Upon joining Hillsboro, McAlbin put together a cost of attrition report for the company’s executives, highlighting how the loss of one mechanic could cost the company $24,000 a month in retraining, productivity and the expense of searching for and hiring a new person. He recommended a program to recruit the company’s current employees as a way to gauge job satisfaction and career goals, and then tie them into company goals in an effort to retain employees.

“A part of my job here is to build up our service center, a company goal, and I’m looking into adding a component overhaul shop,” he said. “The team here is interested in that. It adds diversity for the employees, helps them build new skills, and breaks up the monotony. The company grows and we increase retention and job satisfaction. Sometimes it isn’t about the money. I’ve been very lucky that the leadership here is receptive of these recommendations.”


12 thoughts on “Meeting the Mechanic Crunch

  1. Hi there, I moved in December 2012 to Southern California and I was looking for a job,
    my back ground, from 1980 to 1993 helicopter mechanic and crew chief in Mannheim/Germany for the US-Army, from 1996 to 2012, line maintenance Lufthansa Technik Germany/Frankfurt, so all together 30 years experience in aerospace
    I send 2013 a application to Robinson helicopters and never ever heard anything back,
    it seams to me they don’t need that bad people !

  2. This article gives a very realistic view on what is going on with A&P mechanics. I graduated from school with my A&P a year ago and now work in aluminum manufacturing for the aerospace industry simpling based of the fact that I was offered double the pay than any other aviation job.

  3. There is so many veterans out there looking for helicopter mech jobs, but the pay is not there and they get no credit from there military exp even if they have an A&P.

  4. Excellent article that misses the true reason why I with an A&P license since 1970 does not work as a mechanic. Pep Boys pays better with good benefits for starting mechanics.

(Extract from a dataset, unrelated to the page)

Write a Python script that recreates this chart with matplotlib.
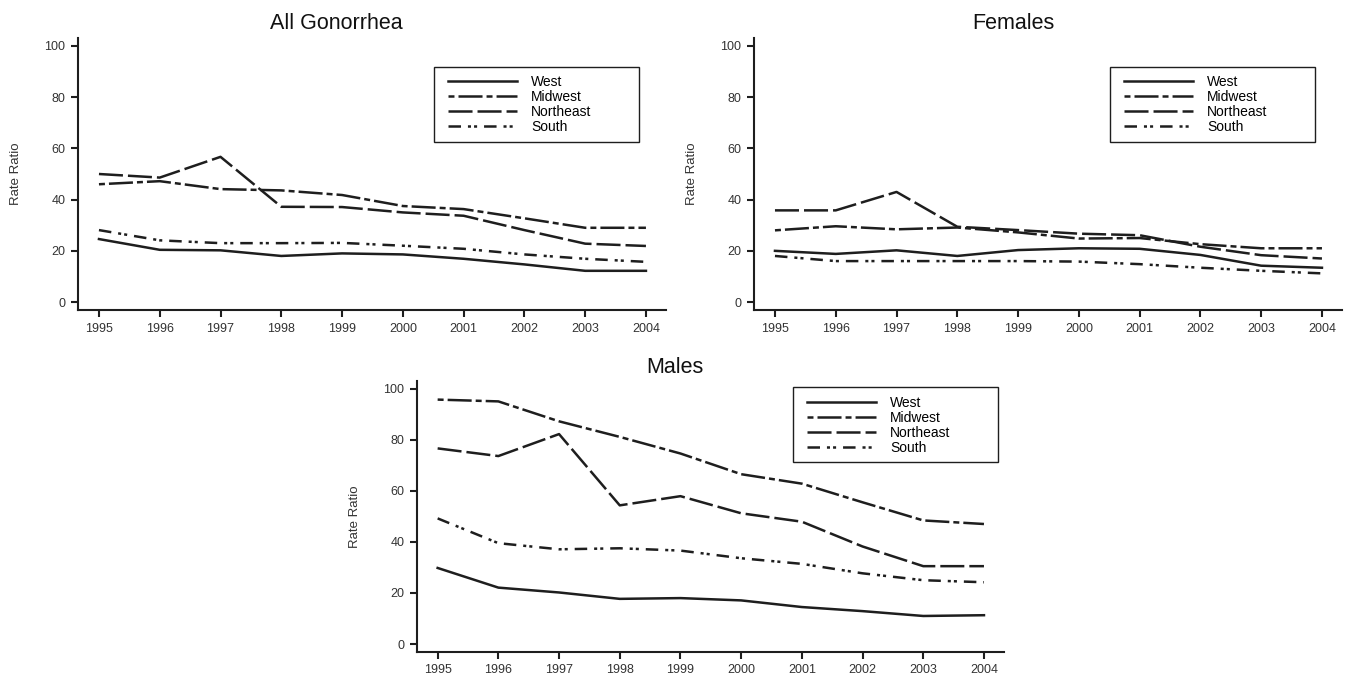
import matplotlib
matplotlib.use("Agg")
import matplotlib.pyplot as plt
from matplotlib.patches import Rectangle

plt.rcParams['font.family'] = ['Liberation Sans', 'DejaVu Sans']
plt.rcParams['lines.scale_dashes'] = False

# 年份與地區
years = [1995, 1996, 1997, 1998, 1999, 2000, 2001, 2002, 2003, 2004]
regions = ["West", "Midwest", "Northeast", "South"]
yticks = [0, 20, 40, 60, 80, 100]

# All Gonorrhea
all_west = [24.6, 20.4, 20.2, 18.0, 19.0, 18.6, 16.9, 14.7, 12.2, 12.2]
all_midwest = [46.0, 47.2, 44.1, 43.6, 41.8, 37.5, 36.3, 32.7, 29.0, 29.0]
all_northeast = [50.0, 48.6, 56.7, 37.2, 37.1, 35.0, 33.7, 28.1, 22.8, 21.9]
all_south = [28.1, 24.1, 23.0, 23.0, 23.1, 22.0, 20.8, 18.6, 16.9, 15.7]

# Females
fem_west = [20.0, 18.8, 20.2, 18.0, 20.3, 21.0, 20.8, 18.4, 14.2, 13.4]
fem_midwest = [28.0, 29.6, 28.4, 29.1, 27.2, 24.8, 25.0, 22.6, 21.0, 21.0]
fem_northeast = [35.8, 35.8, 43.0, 29.4, 28.1, 26.7, 26.1, 21.6, 18.3, 17.0]
fem_south = [18.0, 16.0, 16.0, 16.0, 16.0, 15.8, 14.8, 13.4, 12.2, 11.2]

# Males
male_west = [29.8, 22.1, 20.2, 17.7, 18.0, 17.1, 14.5, 12.9, 11.0, 11.3]
male_midwest = [95.7, 95.0, 87.2, 81.1, 74.6, 66.5, 62.8, 55.5, 48.4, 47.0]
male_northeast = [76.6, 73.6, 82.2, 54.3, 57.9, 51.2, 47.9, 38.2, 30.5, 30.5]
male_south = [49.2, 39.5, 37.1, 37.5, 36.6, 33.6, 31.4, 27.7, 25.0, 24.2]

# 線型 (points)
dash_styles = {
    "West": None,
    "Midwest": (0, (4.3, 2.9, 17.3, 2.9)),
    "Northeast": (0, (17.3, 3.6)),
    "South": (0, (9.0, 5.0, 2.2, 2.2, 2.2, 5.0)),
}

ink = "#1e1e1e"
text_c = "#333333"


def draw(ax, series, handle_xy, box):
    for name, vals in zip(regions, series):
        ls = dash_styles[name]
        if ls is None:
            ax.plot(years, vals, color=ink, lw=1.8, label=name,
                    solid_joinstyle="miter")
        else:
            ax.plot(years, vals, color=ink, lw=1.8, linestyle=ls, label=name)

    ax.set_xlim(1994.655, 2004.33)
    ax.set_ylim(-3.1, 103.1)
    ax.set_xticks(years)
    ax.set_yticks(yticks)
    for s in ["top", "right"]:
        ax.spines[s].set_visible(False)
    for s in ["left", "bottom"]:
        ax.spines[s].set_linewidth(1.5)
        ax.spines[s].set_color(ink)
    ax.tick_params(direction="out", length=5, width=1.5, color=ink,
                   labelsize=9, labelcolor=text_c, pad=4)
    ax.set_ylabel("Rate Ratio", fontsize=9.5, color=text_c)
    ax.yaxis.set_label_coords(-0.095, 0.5)

    ax.legend(loc="upper left", bbox_to_anchor=handle_xy, frameon=False,
              borderpad=0, borderaxespad=0, handlelength=5.0,
              handletextpad=1.0, labelspacing=0.08, fontsize=10)
    ax.add_patch(Rectangle(box[:2], box[2], box[3], transform=ax.transAxes,
                           fill=False, lw=1.0, ec=ink, clip_on=False))


fig = plt.figure(figsize=(13.55, 6.83), dpi=100)

ax1 = fig.add_axes([0.05756, 0.54612, 0.43395, 0.39824])
ax2 = fig.add_axes([0.55646, 0.54612, 0.43395, 0.39824])
ax3 = fig.add_axes([0.30753, 0.04539, 0.43343, 0.39722])

draw(ax1, [all_west, all_midwest, all_northeast, all_south],
     (0.629, 0.865), (0.605, 0.618, 0.349, 0.276))
draw(ax2, [fem_west, fem_midwest, fem_northeast, fem_south],
     (0.629, 0.865), (0.605, 0.618, 0.349, 0.276))
draw(ax3, [male_west, male_midwest, male_northeast, male_south],
     (0.664, 0.944), (0.641, 0.700, 0.349, 0.277))

fig.text(0.248, 0.9575, "All Gonorrhea", ha="center", va="baseline",
         fontsize=15.5, color="#111111")
fig.text(0.7476, 0.9575, "Females", ha="center", va="baseline",
         fontsize=15.5, color="#111111")
fig.text(0.498, 0.4543, "Males", ha="center", va="baseline",
         fontsize=15.5, color="#111111")

fig.savefig("out.png", dpi=100)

  5. Hard competition in the trades industry against red seal tickets that get paid substantially more for less time and have way less responsibilities and stress! Helicopter aviation is falling hard with the economic times, but it can also be good for companies to step back, look where costs are going, plan for future spikes in downturns/ upturns, set company goals, diversify in other fields than oil…..educate/ train personel ….to keep key employees that are passionate about their careers and the future of aviation…. all of which will in turn help potientially raise the wage of the AME and dynamically regrow the helicopter industry. A&P and AME license work together as one, to see skilled trades men and women working in the aviation field!!! Involve or target more women in the fields of aircraft maintenance/ structures/avionics technicians, as a ame women in the industry for more than 10 years, id like to see more opportunities for young women and equality in the aviation field, times are changing

  6. By adding EASA it’ll be great…
    We would like to see Transport Canada and the FAA [Federal Aviation Administration] work together to make these reciprocal as a means to keep the pipeline open –

  7. I agree. this is a difficult one.
    Some thoughts from an old goat:

    1. Moving mechanics up in the company is essential- but this has to be performance based. No work, no gain.

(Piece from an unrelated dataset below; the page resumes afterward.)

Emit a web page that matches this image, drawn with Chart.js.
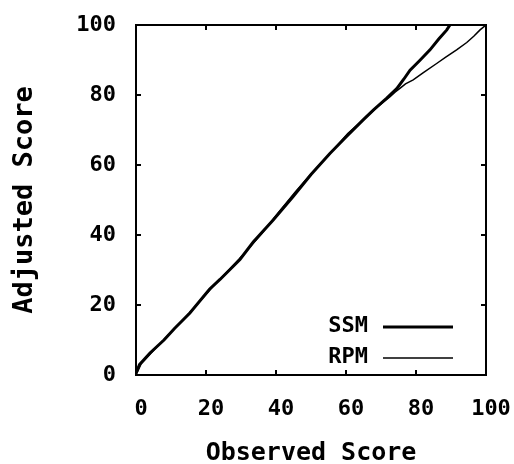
<!DOCTYPE html>
<html>
<head>
<meta charset="utf-8">
<script src="https://cdn.jsdelivr.net/npm/chart.js@4"></script>
<style>
  html, body { margin: 0; padding: 0; background: #fff; }
  #wrap { width: 514px; height: 464px; }
</style>
</head>
<body>
<div id="wrap"><canvas id="grafico"></canvas></div>
<script>
// Datos
const ssmX = [0, 1, 4, 8, 11, 15.4, 21, 24, 29.7, 33.5, 39.2, 44.9, 50, 55.4, 60, 64.9, 67.8, 71.5, 74.5, 76.5, 78.3, 81, 84, 86.5, 88.8, 89.7];
const ssmY = [0.5, 3, 6.3, 10, 13.3, 17.7, 24.5, 27.3, 33, 38, 44.3, 51, 57.3, 63.3, 68, 72.9, 75.7, 79, 81.8, 84.5, 87.1, 89.8, 92.9, 96, 98.6, 100];

const rpmX = [0, 1.5, 5, 9, 13, 18, 22, 27, 31, 36, 41, 45.5, 50.5, 55, 60.5, 65, 69, 72.6, 74, 75.4, 77, 79.2, 82, 85.9, 88.5, 91.6, 94.5, 96.5, 98.3, 100];
const rpmY = [0, 3.2, 7, 11.2, 15.3, 20.8, 25.3, 30.5, 34.8, 40.5, 46.8, 52.3, 58, 62.8, 69, 73, 76.6, 79.5, 80.8, 81.9, 83.2, 84.3, 86.3, 89, 90.8, 92.9, 95, 96.8, 98.6, 100];

const ejeTicks = [0, 20, 40, 60, 80, 100];
const marcasInternas = [20, 40, 60, 80];

const fuente = 'DejaVu Sans Mono';

const toPts = (xs, ys) => xs.map((x, i) => ({ x: x, y: ys[i] }));

// Marco y marcas hacia adentro (estilo gnuplot)
const marcoPlugin = {
  id: 'marco',
  beforeDatasetsDraw(chart) {
    const { ctx, chartArea: a, scales } = chart;
    ctx.save();
    ctx.strokeStyle = '#000';
    ctx.lineWidth = 2;
    ctx.strokeRect(a.left, a.top, a.right - a.left, a.bottom - a.top);
    const L = 5;
    ctx.beginPath();
    marcasInternas.forEach(v => {
      const px = scales.x.getPixelForValue(v);
      ctx.moveTo(px, a.bottom); ctx.lineTo(px, a.bottom - L);
      ctx.moveTo(px, a.top); ctx.lineTo(px, a.top + L);
      const py = scales.y.getPixelForValue(v);
      ctx.moveTo(a.left, py); ctx.lineTo(a.left + L, py);
      ctx.moveTo(a.right, py); ctx.lineTo(a.right - L, py);
    });
    ctx.stroke();
    ctx.restore();
  }
};

// Leyenda: texto a la izquierda, linea a la derecha
const leyendaPlugin = {
  id: 'leyendaGnuplot',
  afterDatasetsDraw(chart) {
    const { ctx, chartArea: a } = chart;
    ctx.save();
    ctx.font = 'bold 22px "' + fuente + '"';
    ctx.textAlign = 'right';
    ctx.textBaseline = 'middle';
    chart.data.datasets.forEach((ds, i) => {
      const y = a.bottom - 49 + i * 31;
      ctx.fillStyle = '#000';
      ctx.fillText(ds.label, a.right - 118, y);
      ctx.strokeStyle = ds.borderColor;
      ctx.lineWidth = ds.borderWidth;
      ctx.beginPath();
      ctx.moveTo(a.right - 103, y + 1);
      ctx.lineTo(a.right - 33, y + 1);
      ctx.stroke();
    });
    ctx.restore();
  }
};

new Chart(document.getElementById('grafico').getContext('2d'), {
  type: 'scatter',
  data: {
    datasets: [
      { label: 'SSM', data: toPts(ssmX, ssmY), showLine: true, borderColor: '#000', borderWidth: 3, pointRadius: 0, tension: 0 },
      { label: 'RPM', data: toPts(rpmX, rpmY), showLine: true, borderColor: '#000', borderWidth: 1.5, pointRadius: 0, tension: 0 }
    ]
  },
  options: {
    responsive: true, maintainAspectRatio: false, animation: false,
    layout: { padding: { top: 25, right: 28, left: 0, bottom: 0 } },
    plugins: { legend: { display: false }, tooltip: { enabled: false } },
    scales: {
      x: {
        type: 'linear', position: 'bottom', min: 0, max: 100,
        afterBuildTicks: s => { s.ticks = ejeTicks.map(v => ({ value: v })); },
        afterFit: s => { s.height = 89; s.paddingLeft = 0; s.paddingRight = 0; },
        grid: { display: false }, border: { display: false },
        ticks: { padding: 13, labelOffset: 5, color: '#000', font: { family: fuente, size: 22, weight: 'bold' } },
        title: { display: true, text: 'Observed Score', color: '#000', padding: { top: 0, bottom: 0 },
          font: { family: fuente, size: 25, weight: 'bold', lineHeight: '22px' } }
      },
      y: {
        type: 'linear', position: 'left', min: 0, max: 100,
        afterBuildTicks: s => { s.ticks = ejeTicks.map(v => ({ value: v })); },
        afterFit: s => { s.width = 136; s.paddingTop = 0; s.paddingBottom = 0; },
        grid: { display: false }, border: { display: false },
        ticks: { padding: 12, color: '#000', font: { family: fuente, size: 22, weight: 'bold' } },
        title: { display: true, text: 'Adjusted Score', color: '#000', padding: { top: 14, bottom: 0 },
          font: { family: fuente, size: 27, weight: 'bold', lineHeight: '22px' } }
      }
    }
  },
  plugins: [marcoPlugin, leyendaPlugin]
});
</script>
</body>
</html>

    2. Offering shares in the company might be a good idea.

    3. Incentives like a week’s paid holiday to a gorgeous spot in a great destination offered to the mechanic and his family might work. The actual spot (hotel/ lodge/ camping site) in the destination owned by the company for obvious reasons.

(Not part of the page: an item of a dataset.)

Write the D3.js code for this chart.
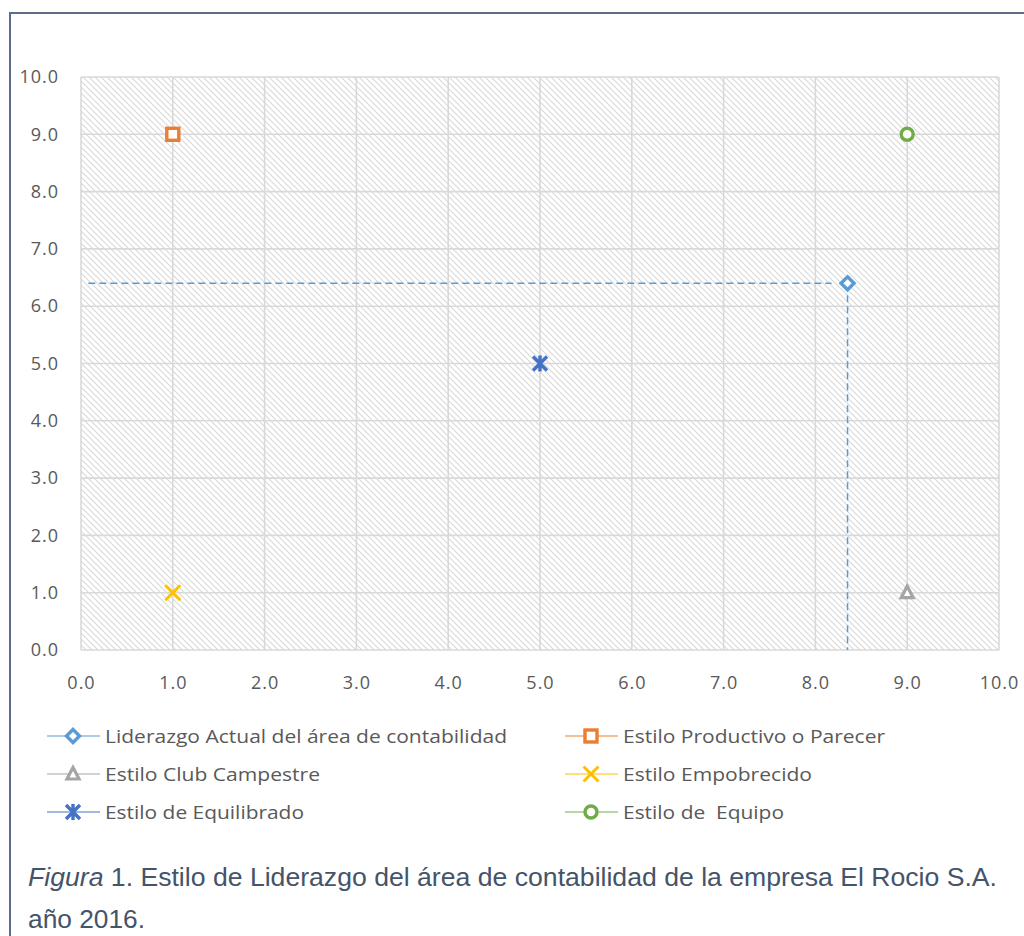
<!DOCTYPE html>
<html><head><meta charset="utf-8">
<script src="https://cdn.jsdelivr.net/npm/d3@7"></script>
<style>body{margin:0;background:#fff;} svg{display:block;}</style>
</head><body>
<script>
// ---- data ----
const seriesNames = ["Liderazgo Actual del área de contabilidad","Estilo Productivo o Parecer","Estilo Club Campestre","Estilo Empobrecido","Estilo de Equilibrado","Estilo de  Equipo"];
const xValues = [8.35, 1, 9, 1, 5, 9];
const yValues = [6.4, 9, 1, 1, 5, 9];
const markerTypes = ["diamond","square","triangle","x","asterisk","circle"];
const seriesColors = ["#5b9bd5","#ed7d31","#a5a5a5","#ffc000","#4472c4","#70ad47"];
const xTicks = [0,1,2,3,4,5,6,7,8,9,10];
const yTicks = [0,1,2,3,4,5,6,7,8,9,10];
const captionItalic = "Figura";
const captionLine1 = " 1. Estilo de Liderazgo del área de contabilidad de la empresa El Rocio S.A.";
const captionLine2 = "año 2016.";

const W=1024,H=936;
const svg=d3.select("body").append("svg").attr("width",W).attr("height",H);
// frame
svg.append("path").attr("d","M10,936 V13 H1024").attr("fill","none").attr("stroke","#5d6c8c").attr("stroke-width",2);

const x=d3.scaleLinear().domain([0,10]).range([81,999]);
const y=d3.scaleLinear().domain([0,10]).range([650,77]);

const defs=svg.append("defs");
const pat=defs.append("pattern").attr("id","hatch").attr("patternUnits","userSpaceOnUse")
  .attr("width",6).attr("height",6);
pat.append("path").attr("d","M-1,-1 L7,7 M-7,-1 L1,7 M5,-1 L13,7").attr("stroke","#d9d9d9").attr("stroke-width",1.2);

svg.append("rect").attr("x",x(0)).attr("y",y(10)).attr("width",x(10)-x(0)).attr("height",y(0)-y(10)).attr("fill","url(#hatch)");

// grid
const g=svg.append("g");
g.selectAll(".vg").data(xTicks).join("line").attr("x1",d=>x(d)).attr("x2",d=>x(d)).attr("y1",y(0)).attr("y2",y(10))
  .attr("stroke","#d9d9d9").attr("stroke-width",1.6);
g.selectAll(".hg").data(yTicks).join("line").attr("y1",d=>y(d)).attr("y2",d=>y(d)).attr("x1",x(0)).attr("x2",x(10))
  .attr("stroke","#d9d9d9").attr("stroke-width",1.6);

// axes labels
const tickFont="'Open Sans', sans-serif";
const xa=svg.append("g").attr("transform",`translate(0,${y(0)})`).call(d3.axisBottom(x).tickValues(xTicks).tickFormat(d3.format(".1f")).tickSize(0).tickPadding(26));
xa.select(".domain").remove();
xa.selectAll("text").attr("font-family",tickFont).attr("font-size",18).attr("fill","#595959").attr("letter-spacing",1);
const ya=svg.append("g").attr("transform",`translate(${x(0)},0)`).call(d3.axisLeft(y).tickValues(yTicks).tickFormat(d3.format(".1f")).tickSize(0).tickPadding(22));
ya.select(".domain").remove();
ya.selectAll("text").attr("font-family",tickFont).attr("font-size",18).attr("fill","#595959").attr("letter-spacing",1);

// dashed reference lines for first series
const cx=x(xValues[0]), cy=y(yValues[0]);
svg.append("line").attr("x1",x(0.08)).attr("x2",cx-16).attr("y1",cy).attr("y2",cy)
  .attr("stroke",seriesColors[0]).attr("stroke-width",1.5).attr("stroke-dasharray","7,4");
svg.append("line").attr("x1",cx).attr("x2",cx).attr("y1",cy+12).attr("y2",y(0))
  .attr("stroke",seriesColors[0]).attr("stroke-width",1.5).attr("stroke-dasharray","7,4");

function drawMarker(sel,type,color,px,py){
  const m=sel.append("g").attr("transform",`translate(${px},${py})`);
  if(type==="diamond") m.append("path").attr("d","M0,-6.5 L6.5,0 L0,6.5 L-6.5,0Z").attr("fill","#fff").attr("stroke",color).attr("stroke-width",3.4);
  if(type==="square") m.append("rect").attr("x",-6).attr("y",-6).attr("width",12).attr("height",12).attr("fill","#fff").attr("stroke",color).attr("stroke-width",3.4);
  if(type==="triangle") m.append("path").attr("d","M0,-6.5 L6,5 L-6,5Z").attr("fill","#fff").attr("stroke",color).attr("stroke-width",3.2);
  if(type==="circle") m.append("circle").attr("r",6).attr("fill","#fff").attr("stroke",color).attr("stroke-width",3.4);
  if(type==="x") m.append("path").attr("d","M-7.5,-7.5 L7.5,7.5 M-7.5,7.5 L7.5,-7.5").attr("stroke",color).attr("stroke-width",3);
  if(type==="asterisk") m.append("path").attr("d","M-7,-7 L7,7 M-7,7 L7,-7 M0,-8 V8").attr("stroke",color).attr("stroke-width",3.4);
}
xValues.forEach((v,i)=>drawMarker(svg,markerTypes[i],seriesColors[i],x(v),y(yValues[i])));

// legend
const legX=[47,565], legY=[736,774,812];
const legendEnds=[507,885,320,812,304,784];
seriesNames.forEach((n,i)=>{
  const col=i%2,row=Math.floor(i/2);
  const lx=legX[col],ly=legY[row];
  svg.append("line").attr("x1",lx).attr("x2",lx+53).attr("y1",ly).attr("y2",ly).attr("stroke",seriesColors[i]).attr("stroke-width",1.2);
  drawMarker(svg,markerTypes[i],seriesColors[i],lx+26,ly);
  svg.append("text").attr("x",lx+58).attr("y",ly+6.5).text(n).attr("font-family",tickFont).attr("font-size",19)
    .attr("fill","#595959").attr("textLength",legendEnds[i]-(lx+58)).attr("lengthAdjust","spacingAndGlyphs").style("white-space","pre");
});

// caption
const cap=svg.append("text").attr("x",28).attr("y",886).attr("font-family","'Liberation Sans', Arial, sans-serif").attr("font-size",25).attr("fill","#44546a").attr("textLength",969).attr("lengthAdjust","spacingAndGlyphs");
cap.append("tspan").attr("font-style","italic").text(captionItalic);
cap.append("tspan").text(captionLine1);
svg.append("text").attr("x",28).attr("y",928).attr("font-family","'Liberation Sans', Arial, sans-serif").attr("font-size",25).attr("fill","#44546a").attr("textLength",117).attr("lengthAdjust","spacingAndGlyphs").text(captionLine2);
</script>
</body></html>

    4. Tertiary education for the mechanic’s children paid for by the company. Come to an agreement with the tertiary institution- discount offered to staff for holiday bookings at#3 above.

    5. Keeping well qualified mechanics depends on conditions in the work place. A happy workforce is not difficult to keep if the conditions comprise respect and empathy.

    Kind regards,

  8. Ask the mechanics if they would recommend aviation maintenance as a career choice to a young person, their son or daughter or niece or nephew? I’m willing to bet, if they’re honest, a high percentage would say no. There are many careers that have better working conditions, better pay, better advancement with similar rewards to provide for a good living other that aviation maintenance.
    To keep good mechanics, issues include better pay & benefits, shared responsibility & less stress. Part 91 shop rates are very low. Part 135 all about the contracts. Part 145, don’t need A&Ps & are able rely on uncertified mechanics and leads to take on massive responsibility. Repair stations may have training in place for unlicensed mechanics, but training is usually down on the priority list when a ship needs to get out the door. Military mechanics will most likely take jobs in the lucrative contracting market overseas first. They’re willing to mitigate the risk because of the pay. Many experienced civilian mechanics end up doing the same thing because of the irrational pay-to-responsibility ratio for aviation maintenance. When you sign off an annual, you’re signing off all the previous ones too. Mechanics have to fight for decent pay, decent hours, and respect from upper management. Family owned, small shops are toughest. Having to call the boss, who may not even be an A&P but is the owner, when a decision must be made regarding parts or procedure is illogical. Micromanagement and undermining authority. Companies need to continue to invest in their employees. Many mechanics love aviation and would stay if that were true. Cheers to my mechanic brethren & sistren!

  9. A&P in the States and AME in Canada are considered unskilled labour, while a plumber, carpenter, welder and electrician are considered skilled labour. Aircraft technicians are skilled labour as well as have more legal responsibility than any of the other skilled labour classes.

    Its the airlines that are keeping aircraft technicians classified as unskilled so that their costs are lower. As soon as the aircraft technician becomes skilled labour their costs will double or triple.

  10. You wrote in your article that in the United States, an A&P qualification is required as it requires significant training and skill. I had heard in the past that helicopter services were highly trained, but I didn’t know what specific training they had undergone. If the service professionals had been through the A&P, you know that they have adequate skills to keep you safe in the air.

  11. I’ve had my A&P for 6 years and I have decided to try to leave the industry. All of my friends have stable careers, own a home in decent neighborhoods and are financially secure. I have never had that luxury and I don’t see that changing any time soon if I continue on this career path. It makes me happy just thinking/writing about it.